Pendant que Mme Pedraza contactait désespérément les hôpitaux à la recherche de sa fille, Francisco Alameda Sánchez, présent à bord du même train, se trouvait, quant à lui, sur les voies pour essayer d'aider les blessés, après avoir miraculeusement survécu à l'explosion.
«Je n'ai pas été blessé physiquement, même si j'avais très mal aux oreilles, alors je suis resté pour aider les gens qui étaient plus mal en point que moi», raconte-t-il à la gare d'Atocha, expliquant avoir probablement survécu parce qu'il était assis à l'endroit le plus éloigné de l'explosion.
L'horreur de la scène, avec les cris, les corps brûlés, les personnes sans jambes, ne l'a depuis jamais quitté.
Pensant être «fort et capable de s'en sortir tout seul», M. Alameda Sánchez a décidé après les attentats de retourner au travail et de refuser toute thérapie.

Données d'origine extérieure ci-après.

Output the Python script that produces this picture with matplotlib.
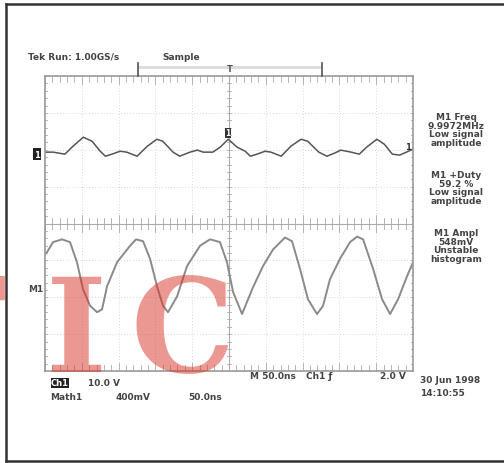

Mais, dix ans plus tard, il a fini par rejoindre l'AVT et par chercher un thérapeute, qui l'a aidé à s'en sortir.
Malgré tout, dit-il, «la peur est restée en moi», un constat qu'il fait à chaque fois qu'il retourne dans cette gare d'Atocha, qui jouxte le parc du Retiro et le musée du Prado.
Pour sa part, Rut Jezabel García avait 24 ans lorsque le train dans lequel elle se trouvait a été en proie à une déflagration. Blessée à l'épaule, elle a dû être opérée et a souffert de problèmes d'audition et de troubles psychologiques pendant des années.
«Tout simplement horrible»
«Même si j'étais dans le train qui a subi le moins de dégâts, c'était tout simplement horrible», confie Mme García, qui travaille dans la comptabilité et a une fille de 10 ans. «Il y a les images de personnes blessées que l'on ne peut pas se sortir de la tête, même si cela fait 20 ans», ajoute-t-elle.
Depuis, elle ne prend plus jamais le même train et évite les foules, «de peur que la même chose ne se reproduise».
Malgré tout, elle se dit heureuse d'être en vie, même si la date anniversaire des attentats est toujours difficile à vivre. «Le mois de mars est horrible, malgré les années qui passent», dit-elle en retenant ses larmes. «Si je pouvais, je l'effacerais du calendrier».